The result is a more adversarial workplace dynamic. Instead of cultivating cultures of debate and dissent, companies increasingly prefer to trim headcount rather than negotiate with employees.

My Take: Work Is for Work

Here’s my view: employees should not bring their whole self to work. They are paid to do a task. If they dislike that task—or the values of the company they work for—they can simply quit.

If I ran a business, I would make it clear from day one: the workplace is for business, not for political expression or activism. Freedom of speech is a constitutional right, but it does not guarantee you the right to stage protests inside your employer’s offices.

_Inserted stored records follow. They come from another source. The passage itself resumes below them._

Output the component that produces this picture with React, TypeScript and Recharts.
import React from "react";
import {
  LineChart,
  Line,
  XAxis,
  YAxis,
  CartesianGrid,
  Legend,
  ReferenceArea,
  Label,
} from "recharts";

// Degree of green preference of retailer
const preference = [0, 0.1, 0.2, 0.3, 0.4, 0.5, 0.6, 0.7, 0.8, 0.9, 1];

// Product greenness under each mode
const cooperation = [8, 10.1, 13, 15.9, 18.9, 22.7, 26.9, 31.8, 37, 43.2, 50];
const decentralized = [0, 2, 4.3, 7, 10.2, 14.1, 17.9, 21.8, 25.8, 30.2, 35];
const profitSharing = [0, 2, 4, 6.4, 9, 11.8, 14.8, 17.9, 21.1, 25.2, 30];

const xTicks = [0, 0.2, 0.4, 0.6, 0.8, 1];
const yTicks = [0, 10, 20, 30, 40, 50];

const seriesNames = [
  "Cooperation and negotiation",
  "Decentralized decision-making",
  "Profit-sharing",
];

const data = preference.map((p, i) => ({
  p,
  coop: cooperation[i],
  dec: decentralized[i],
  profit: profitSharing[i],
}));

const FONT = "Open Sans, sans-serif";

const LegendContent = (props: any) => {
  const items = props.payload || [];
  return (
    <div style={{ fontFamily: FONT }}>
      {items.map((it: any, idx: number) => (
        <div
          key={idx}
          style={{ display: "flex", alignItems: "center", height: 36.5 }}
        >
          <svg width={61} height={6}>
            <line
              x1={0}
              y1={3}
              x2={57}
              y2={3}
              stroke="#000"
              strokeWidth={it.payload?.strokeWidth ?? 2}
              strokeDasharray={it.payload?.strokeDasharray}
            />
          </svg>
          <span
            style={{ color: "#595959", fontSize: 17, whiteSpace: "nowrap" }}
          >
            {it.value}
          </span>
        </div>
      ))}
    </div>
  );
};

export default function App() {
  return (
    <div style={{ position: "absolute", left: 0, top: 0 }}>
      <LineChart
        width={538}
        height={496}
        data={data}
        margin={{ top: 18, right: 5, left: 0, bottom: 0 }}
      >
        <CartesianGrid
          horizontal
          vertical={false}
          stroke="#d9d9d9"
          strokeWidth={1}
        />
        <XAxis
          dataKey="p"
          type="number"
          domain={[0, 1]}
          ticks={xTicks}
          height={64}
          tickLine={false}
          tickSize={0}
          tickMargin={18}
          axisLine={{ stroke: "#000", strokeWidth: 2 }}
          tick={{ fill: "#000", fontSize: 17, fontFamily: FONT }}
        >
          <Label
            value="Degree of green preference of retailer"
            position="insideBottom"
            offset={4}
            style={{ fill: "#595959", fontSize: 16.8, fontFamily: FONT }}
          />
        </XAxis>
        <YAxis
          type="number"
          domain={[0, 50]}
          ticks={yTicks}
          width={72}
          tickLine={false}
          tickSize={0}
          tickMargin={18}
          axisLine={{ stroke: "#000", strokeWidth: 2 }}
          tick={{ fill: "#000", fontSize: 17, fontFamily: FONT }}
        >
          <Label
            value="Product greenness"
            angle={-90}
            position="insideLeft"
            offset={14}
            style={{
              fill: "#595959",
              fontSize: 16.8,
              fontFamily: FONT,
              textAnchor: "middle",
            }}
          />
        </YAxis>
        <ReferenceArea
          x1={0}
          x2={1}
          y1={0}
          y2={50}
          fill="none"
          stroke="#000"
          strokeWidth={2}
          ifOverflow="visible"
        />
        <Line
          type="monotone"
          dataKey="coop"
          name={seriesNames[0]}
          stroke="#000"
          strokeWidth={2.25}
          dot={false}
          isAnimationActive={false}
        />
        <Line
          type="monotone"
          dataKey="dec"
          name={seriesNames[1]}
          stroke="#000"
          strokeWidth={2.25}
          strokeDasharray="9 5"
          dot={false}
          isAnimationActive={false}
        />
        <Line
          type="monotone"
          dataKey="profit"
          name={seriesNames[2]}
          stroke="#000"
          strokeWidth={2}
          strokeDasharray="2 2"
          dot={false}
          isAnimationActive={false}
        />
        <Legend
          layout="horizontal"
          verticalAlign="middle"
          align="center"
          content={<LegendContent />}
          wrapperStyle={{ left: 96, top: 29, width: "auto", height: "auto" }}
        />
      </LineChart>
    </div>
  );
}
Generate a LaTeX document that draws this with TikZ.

Work is not the arena for testing the boundaries of political discourse. It is a place where people come together to achieve business goals. The more companies allow activism to dominate the workplace, the more they risk fracturing morale and undermining productivity.

Conclusion

The Microsoft protest may be headline news today, but it’s part of a broader pattern. Corporate America is drawing a sharp line between professional duties and personal politics. Employees who ignore that reality risk not only their jobs but also their credibility.

At the end of the day, work is work. Politics belongs at the ballot box, in the streets, or on personal platforms—not inside company walls.